CS252 Project
Simple Symmetric Multithreading in Xilinx FPGAs
Yury Markovskiy and Yatish Patel
with Nick Weaver
{yurym,
yatish,
nweaver}@cs.berkeley.edu
Slides: ppt, pdf
Summary
When implementing designs in an FPGA, there are numerous resources
available to pipeline a design to improve performance. Yet when
implementing a microprocessor or similar design, the overhead involved
in pipelining for a higher clock rate (notably due to the much
increased bypassing logic, additional instruction latency, and more
complicated control logic) becomes highly significant. We propose a
compromise between the high overhead and high performance --- Simple
Symmetric Multi-threading. Here, the register file size and TLB size
are increased, and each pipeline stage and stage in the control logic
is replaced by several stages, which are then moved to balance the
delays. However, the complexity of the bypassing is not increased, nor
are there significant changes in the control logic
complexity. Instead, separate threads are run through the identical
pipeline in round robin fashion, making the single processor core (now
running at a higher clock rate) behaves like an SMP. This
transformation was performed on a synthetic pipeline and showed very
promising results. In order to provide a concrete demonstration of
the benefits and costs of simple SMP on a real scale for complete
systems, we propose to implement a MIPS-compatible integer-only
processor core in a Xilinx FPGA using these techniques.
Progress Status
- Obtained and verified working toolflow for XILINX XC800V part, including trial license for Synplify to perform fast synthesis.
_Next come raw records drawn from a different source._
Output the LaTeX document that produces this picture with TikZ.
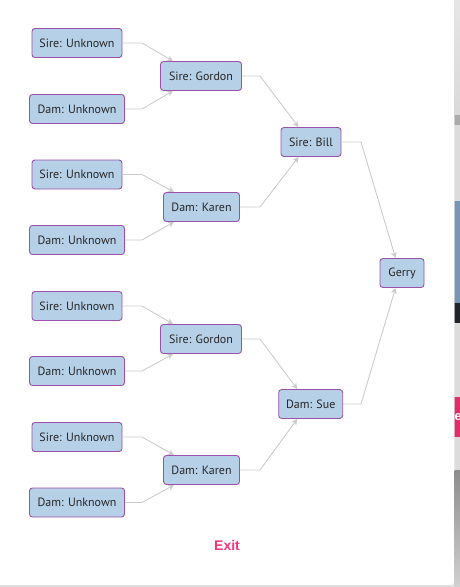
\documentclass[tikz,border=0pt]{standalone}
\usepackage{fontspec}
\newfontfamily\nodefont{PT Sans}
\newfontfamily\exitfont{Liberation Sans}
\usetikzlibrary{arrows.meta}
\definecolor{nodefill}{HTML}{B6D0E8}
\definecolor{nodeborder}{HTML}{9B50AA}
\definecolor{edgegray}{HTML}{CCCCCC}
\definecolor{exitpink}{HTML}{F5347F}
\definecolor{stripgray}{HTML}{DCDCDC}
\definecolor{stripblue}{HTML}{7896B4}
\definecolor{strippink}{HTML}{DE2F6B}
\tikzset{
  person/.style={draw=nodeborder, fill=nodefill, line width=0.9pt, rounded corners=3pt,
    minimum height=29pt, inner sep=0pt, font=\nodefont\fontsize{12pt}{14pt}\selectfont, text=black!85},
  link/.style={draw=edgegray, line width=0.9pt, -{Stealth[length=6pt,width=6pt]}}
}
\begin{document}
\begin{tikzpicture}[x=1pt,y=-1pt]
\useasboundingbox (0,0) rectangle (460,587);
% page background
\fill[stripgray] (0,0) rectangle (460,587);
\fill[white!90!black] (452,0) rectangle (455,587);
\fill[white, rounded corners=3pt] (-5,-5) rectangle (454,585);
% background strip at right edge
\begin{scope}
\clip (454.5,0) rectangle (460,587);
\shade[top color=white!90!black, bottom color=white!85!black] (454,0) rectangle (460,115);
\fill[white!67!black] (454,115) rectangle (460,125);
\fill[stripblue] (454,201) rectangle (460,303);
\fill[black!75!stripblue] (454,303) rectangle (460,323);
\fill[strippink] (454,397) rectangle (460,437);
\node[anchor=west, text=white, inner sep=0pt, font=\exitfont\bfseries\fontsize{13pt}{15pt}\selectfont] (estub) at (454.5,417) {e};
\shade[top color=black!45, bottom color=black!18] (454,470) rectangle (460,587);
\end{scope}

% generation 1 (left column)
\node[person, minimum width=90pt] (su1) at (77,43) {Sire: Unknown};
\node[person, minimum width=95pt] (du1) at (77,109) {Dam: Unknown};
\node[person, minimum width=90pt] (su2) at (77,174.5) {Sire: Unknown};
\node[person, minimum width=95pt] (du2) at (77,240) {Dam: Unknown};
\node[person, minimum width=90pt] (su3) at (77,306) {Sire: Unknown};
\node[person, minimum width=95pt] (du3) at (77,371) {Dam: Unknown};
\node[person, minimum width=90pt] (su4) at (77,437) {Sire: Unknown};
\node[person, minimum width=95pt] (du4) at (77,502.5) {Dam: Unknown};
% generation 2
\node[person, minimum width=81pt] (gor1) at (201,76) {Sire: Gordon};
\node[person, minimum width=76pt] (kar1) at (201.5,207) {Dam: Karen};
\node[person, minimum width=81pt] (gor2) at (201,339) {Sire: Gordon};
\node[person, minimum width=76pt] (kar2) at (201.5,470) {Dam: Karen};
% generation 3
\node[person, minimum width=60pt] (bill) at (311,142) {Sire: Bill};
\node[person, minimum width=64pt] (sue) at (310.7,404) {Dam: Sue};
% generation 4
\node[person, minimum width=44pt] (gerry) at (402,273) {Gerry};

% exit label
\node[text=exitpink, font=\exitfont\bfseries\fontsize{14pt}{16pt}\selectfont] (exit) at (227,545) {Exit};

% bend coordinates
\coordinate (b1) at (142,0);
\coordinate (b2) at (260,0);
\coordinate (b3) at (361,0);

% connectors
\draw[link] (su1.east) -- (su1.east -| b1) -- ([xshift=13pt]gor1.north west);
\draw[link] (du1.east) -- (du1.east -| b1) -- ([xshift=13pt]gor1.south west);
\draw[link] (su2.east) -- (su2.east -| b1) -- ([xshift=11pt]kar1.north west);
\draw[link] (du2.east) -- (du2.east -| b1) -- ([xshift=11pt]kar1.south west);
\draw[link] (su3.east) -- (su3.east -| b1) -- ([xshift=13pt]gor2.north west);
\draw[link] (du3.east) -- (du3.east -| b1) -- ([xshift=13pt]gor2.south west);
\draw[link] (su4.east) -- (su4.east -| b1) -- ([xshift=11pt]kar2.north west);
\draw[link] (du4.east) -- (du4.east -| b1) -- ([xshift=11pt]kar2.south west);

\draw[link] (gor1.east) -- (gor1.east -| b2) -- ([xshift=18pt]bill.north west);
\draw[link] (kar1.east) -- (kar1.east -| b2) -- ([xshift=18pt]bill.south west);
\draw[link] (gor2.east) -- (gor2.east -| b2) -- ([xshift=19pt]sue.north west);
\draw[link] (kar2.east) -- (kar2.east -| b2) -- ([xshift=19pt]sue.south west);

\draw[link] (bill.east) -- (bill.east -| b3) -- ([xshift=16pt]gerry.north west);
\draw[link] (sue.east) -- (sue.east -| b3) -- ([xshift=16pt]gerry.south west);
\end{tikzpicture}
\end{document}
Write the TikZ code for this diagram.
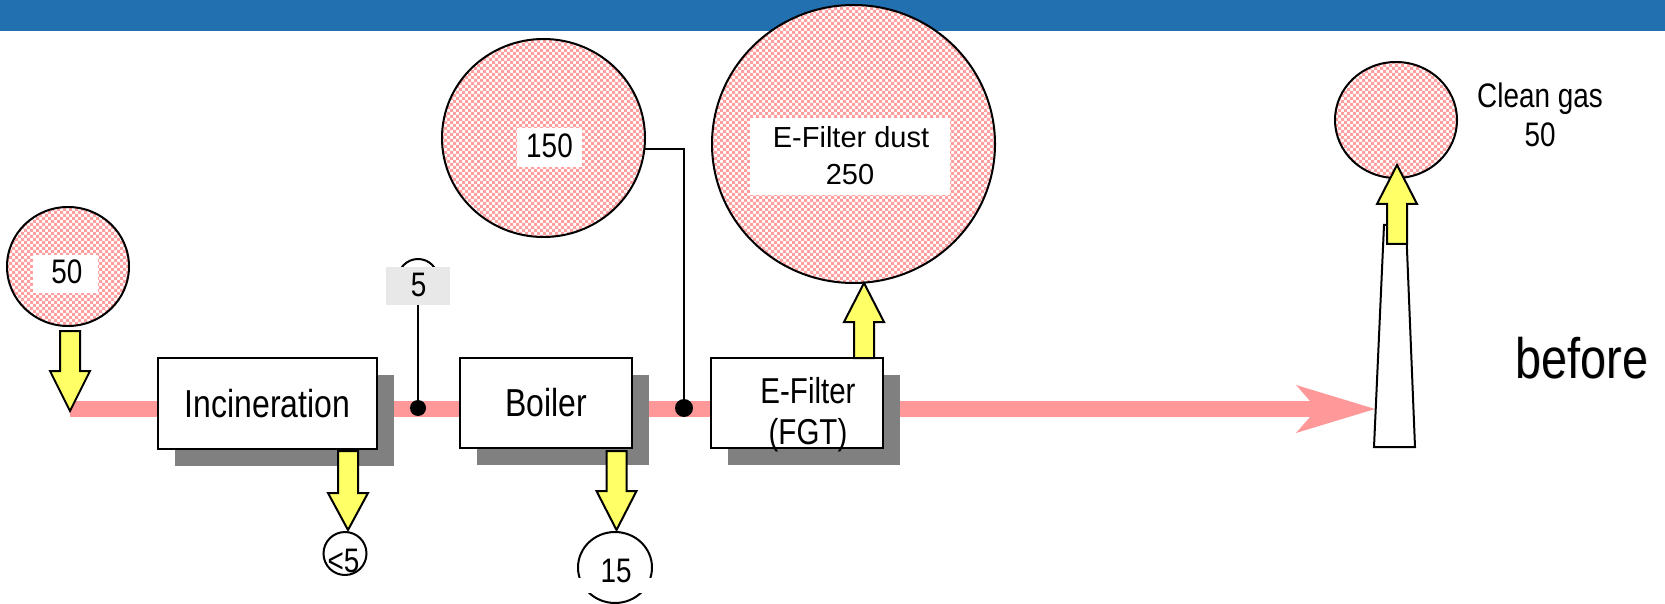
\documentclass[tikz,border=0pt]{standalone}
\usepackage{fontspec}
\setmainfont{Liberation Sans}
\newfontfamily\cf[FakeStretch=0.82]{Liberation Sans}
\usetikzlibrary{shapes.geometric,patterns,shadows,arrows.meta}
\definecolor{barblue}{RGB}{34,112,176}
\definecolor{pk}{RGB}{255,153,153}
\definecolor{pkpat}{RGB}{255,160,160}
\definecolor{shade}{RGB}{128,128,128}
\definecolor{yel}{RGB}{255,255,102}
\definecolor{lgray}{RGB}{232,232,232}
\pgfdeclarepatternformonly{chk}{\pgfqpoint{-.05pt}{-.05pt}}{\pgfqpoint{3.05pt}{3.05pt}}{\pgfqpoint{3pt}{3pt}}{%
 \pgfpathrectangle{\pgfpointorigin}{\pgfqpoint{1.5pt}{1.5pt}}%
 \pgfpathrectangle{\pgfqpoint{1.5pt}{1.5pt}}{\pgfqpoint{1.5pt}{1.5pt}}%
 \pgfusepath{fill}}
\newcommand{\blockarr}[4]{\draw[yarrow] (#1-10,#2) -- (#1+10,#2) -- (#1+10,#3) -- (#1+20,#3) -- (#1,#4) -- (#1-20,#3) -- (#1-10,#3) -- cycle;}
\tikzset{
 procbox/.style={draw, line width=1pt, fill=white, inner sep=0pt, font=\cf\fontsize{19.5}{23}\selectfont,
   drop shadow={shadow xshift=8.5pt, shadow yshift=-8.5pt, fill=shade, opacity=1}},
 pcirc/.style={ellipse, draw, line width=1pt, inner sep=0pt, preaction={fill=white}, pattern=chk, pattern color=pkpat},
 lbl/.style={fill=white, inner sep=0pt},
 txt/.style={font=\cf\fontsize{17}{20}\selectfont, anchor=base, inner sep=0pt},
 dusttxt/.style={font=\fontsize{14.5}{17}\selectfont, anchor=base, inner sep=0pt},
 conn/.style={line width=1pt},
 yarrow/.style={draw, line width=1pt, fill=yel, line join=miter},
 mainline/.style={pk, line width=8pt, -{Stealth[length=39.5pt,width=24pt,inset=10.5pt,line width=0pt]}},
 dotn/.style={circle, fill=black, inner sep=0pt},
 wcirc/.style={draw, line width=1pt, fill=white, inner sep=0pt},
}
\begin{document}
\begin{tikzpicture}[x=0.5pt,y=-0.5pt]
\useasboundingbox (0,0) rectangle (1665,604);
\fill[barblue] (0,0) rectangle (1665,31);
% main gas line
\coordinate (start) at (70,409);
\coordinate (tip) at (1375,409);
\draw[mainline] (start) -- (tip);
% process boxes
\node[procbox, minimum width=109.5pt, minimum height=45.5pt] (inc) at (267.5,403.5) {Incineration};
\node[procbox, minimum width=86pt, minimum height=45pt] (boil) at (546,403) {Boiler};
\node[procbox, minimum width=86pt, minimum height=45pt] (efil) at (797,403) {};
\node[txt, font=\cf\fontsize{18}{21}\selectfont] (efil1) at (808,403) {E-Filter};
\node[txt, font=\cf\fontsize{18}{21}\selectfont] (efil2) at (808,444) {(FGT)};
% stack
\draw[line width=1pt, fill=white] (1374,447) -- (1384,225) -- (1406,225) -- (1415,447) -- cycle;
% circles
\node[pcirc, minimum width=61pt, minimum height=59.5pt] (c50) at (68,266.5) {};
\node[lbl, minimum width=32.5pt, minimum height=19pt] (l50) at (65.5,274) {};
\node[txt] (t50) at (67,284) {50};
\node[pcirc, minimum width=101.5pt, minimum height=99pt] (c150) at (543.5,138) {};
\node[lbl, minimum width=32.5pt, minimum height=19.5pt] (l150) at (549.5,147.5) {};
\node[txt] (t150) at (549.5,158) {150};
\node[pcirc, minimum width=141.5pt, minimum height=139pt] (cdust) at (853.5,144) {};
\node[lbl, minimum width=100pt, minimum height=38.5pt] (ldust) at (850,156.5) {};
\node[dusttxt] (tdust1) at (851,148) {E-Filter dust};
\node[dusttxt] (tdust2) at (850,185) {250};
\node[pcirc, minimum width=61pt, minimum height=58pt] (cclean) at (1396,120) {};
\node[txt] (tclean1) at (1540,108) {Clean gas};
\node[txt] (tclean2) at (1540,147) {50};
% yellow block arrows
\blockarr{70}{331}{371}{411}
\blockarr{348}{451}{493}{530}
\blockarr{616.5}{451}{491}{530}
\blockarr{864}{358}{322}{283}
\blockarr{1397}{244}{204}{165}
% small circles
\node[wcirc, circle, minimum size=20pt] (c5) at (418,279) {};
\node[fill=lgray, inner sep=0pt, minimum width=32pt, minimum height=19pt] (g5) at (418,286) {};
\node[txt] (t5) at (418.5,297) {5};
\node[wcirc, circle, minimum size=21.5pt] (clt5) at (345,553.5) {};
\node[txt] (tlt5) at (343.5,572) {<5};
\node[wcirc, ellipse, minimum width=37pt, minimum height=35.5pt] (c15) at (615,567.5) {};
\fill[white] (570,578) rectangle (660,593);
\node[txt] (t15) at (616,582) {15};
% connectors and dots
\node[dotn, minimum size=8pt] (dot1) at (418,408) {};
\node[dotn, minimum size=9pt] (dot2) at (684,408) {};
\draw[conn] (g5.south) -- (dot1.center);
\draw[conn] (c150.-6) -| (dot2.center);
% before
\node[font=\cf\fontsize{28.5}{34}\selectfont, anchor=base, inner sep=0pt, text=black!15] (befsh) at (1583,379) {before};
\node[font=\cf\fontsize{28.5}{34}\selectfont, anchor=base, inner sep=0pt] (bef) at (1582,378) {before};
\end{tikzpicture}
\end{document}
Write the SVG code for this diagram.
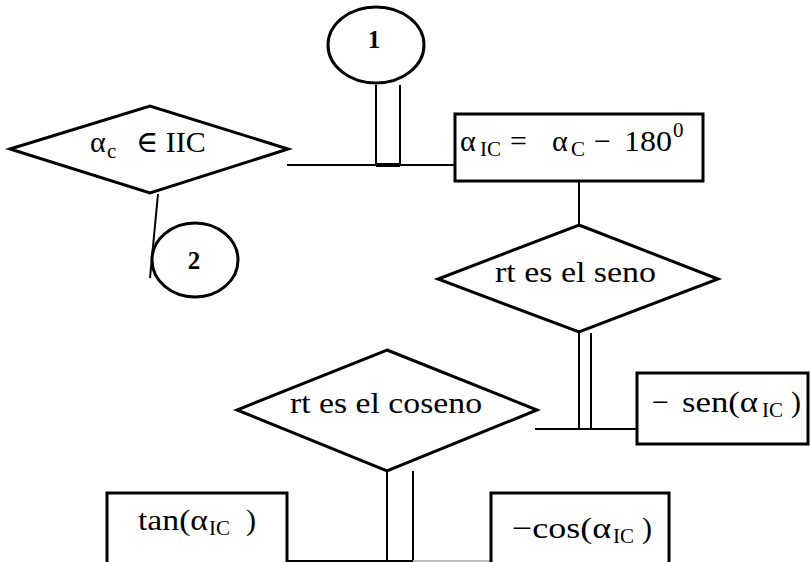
<svg xmlns="http://www.w3.org/2000/svg" width="810" height="562" viewBox="0 0 810 562">
  <style>
    .shape { fill: #fff; stroke: #000; stroke-width: 3; }
    .wire { fill: none; stroke: #000; stroke-width: 2; }
    .lbl { font-family: "Liberation Serif", "DejaVu Serif", serif; font-size: 30px; fill: #000; }
    .sub { font-size: 21px; }
    .num { font-family: "Liberation Serif", "DejaVu Serif", serif; font-size: 25px; font-weight: bold; fill: #000; text-anchor: middle; }
  </style>
  <rect width="810" height="562" fill="#fff"/>

  <g id="connectors">
    <!-- connector 1 down to the junction line -->
    <line class="wire" x1="376" y1="85" x2="376" y2="165"/>
    <line class="wire" x1="400" y1="85" x2="400" y2="165"/>
    <line class="wire" x1="287" y1="165" x2="455" y2="165"/>
    <line x1="376" y1="165" x2="400" y2="165" stroke="#000" stroke-width="4"/>
    <!-- decision 1 to connector 2 -->
    <line class="wire" x1="158" y1="194" x2="150" y2="278"/>
    <!-- assignment box to first decision -->
    <line class="wire" x1="579" y1="181" x2="579" y2="225"/>
    <!-- first decision down to the sine branch -->
    <line class="wire" x1="579" y1="333" x2="579" y2="429"/>
    <line class="wire" x1="591" y1="333" x2="591" y2="429"/>
    <line class="wire" x1="535" y1="429" x2="637" y2="429"/>
    <!-- second decision down to the bottom branch -->
    <line class="wire" x1="387" y1="471" x2="387" y2="562"/>
    <line class="wire" x1="413" y1="471" x2="413" y2="562"/>
    <line class="wire" x1="287" y1="561" x2="413" y2="561"/>
    <line x1="413" y1="561" x2="491" y2="561" stroke="#bbb" stroke-width="2"/>
  </g>

  <g id="c1">
    <ellipse class="shape" cx="376" cy="45" rx="48" ry="38"/>
    <text class="num" x="374" y="48">1</text>
  </g>

  <g id="d1">
    <polygon class="shape" points="10,149 150,106 288,149 150,193"/>
    <text class="lbl" y="152"><tspan x="90">α</tspan><tspan class="sub" x="107" dy="6">c</tspan><tspan x="136" dy="-6">∈ IIC</tspan></text>
  </g>

  <g id="c2">
    <ellipse class="shape" cx="195" cy="260" rx="43" ry="37"/>
    <text class="num" x="194" y="269">2</text>
  </g>

  <g id="b1">
    <rect class="shape" x="455" y="114" width="248" height="67"/>
    <text class="lbl" y="151"><tspan x="460">α</tspan><tspan class="sub" x="480" dy="5">IC</tspan><tspan x="510" dy="-5">=</tspan><tspan x="552">α</tspan><tspan class="sub" x="571" dy="5">C</tspan><tspan x="594" dy="-5">−</tspan><tspan x="624" textLength="48" lengthAdjust="spacingAndGlyphs">180</tspan><tspan class="sub" x="673" dy="-14">0</tspan></text>
  </g>

  <g id="d2">
    <polygon class="shape" points="579,225 718,279 579,332 438,279"/>
    <text class="lbl" x="495" y="282" textLength="161" lengthAdjust="spacingAndGlyphs">rt es el seno</text>
  </g>

  <g id="b2">
    <rect class="shape" x="637" y="373" width="171" height="71"/>
    <text class="lbl" y="412"><tspan x="652">−</tspan><tspan x="682" textLength="76" lengthAdjust="spacingAndGlyphs">sen(α</tspan><tspan class="sub" x="762" dy="5">IC</tspan><tspan x="791" dy="-5">)</tspan></text>
  </g>

  <g id="d3">
    <polygon class="shape" points="387,350 537,410 387,471 237,410"/>
    <text class="lbl" x="290" y="413" textLength="192" lengthAdjust="spacingAndGlyphs">rt es el coseno</text>
  </g>

  <g id="b3">
    <rect class="shape" x="107" y="493" width="180" height="80"/>
    <text class="lbl" y="530"><tspan x="138" textLength="70" lengthAdjust="spacingAndGlyphs">tan(α</tspan><tspan class="sub" x="209" dy="5">IC</tspan><tspan x="246" dy="-5">)</tspan></text>
  </g>

  <g id="b4">
    <rect class="shape" x="491" y="493" width="178" height="80"/>
    <text class="lbl" y="538"><tspan x="512" textLength="99" lengthAdjust="spacingAndGlyphs">−cos(α</tspan><tspan class="sub" x="613" dy="5">IC</tspan><tspan x="642" dy="-5">)</tspan></text>
  </g>
</svg>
- Initial modifications to triple the number of pipeline registers, control regs, regfile and the cache are in progress. Apr 7 Meeting Notes
- Jason got us an account on BSAC computers so that we can try running ASIC toolflow with the processor. We need to find a layout models for LSI parts provided. It is possible that we must remove caches since implementing them in logic is two expansive (SRAM cells?).
References
-
Robert Alverson, David Callahan, Daniel Cummings, Brian Koblenz, Allan Porterfield, and Burton Smith. The Tera Computer System. In Proceedings of the 1990 International Conference on Supercomputing, pages 16, 1990.
-
Intel Corporation. Intel IXP 1200 Network Processor Family. http://www.intel.com/design/network/products/npfamily/ixp1200.htm.
-
Susan J. Eggers, Joel S. Emer, Henry M. Levy, Jack L. Lo, Rebecca L. Stamm, and Dean M. Tullsen. Simultaneous Multithreading: A Platform for Next-Generation Processors. IEEE Micro, 17(5):12-19, 1997.
-
Leiserson and Saxe. Optimizing Synchronous Circuitry by Retiming. In CTVLSI: Proceedings of the 3rd Caltech Conference on Very Large Scale Integration, 1983.
-
B. Smith. Architecture and applications of the HEP multiprocessor computer system, 1981.
-
Nicholas Weaver. The Effects of Datapath Placement and C-slow Retiming on Three Computational Benchmarks. http://www.cs.berkeley.edu/~nweaver/sfra/3benchmarks.pdf.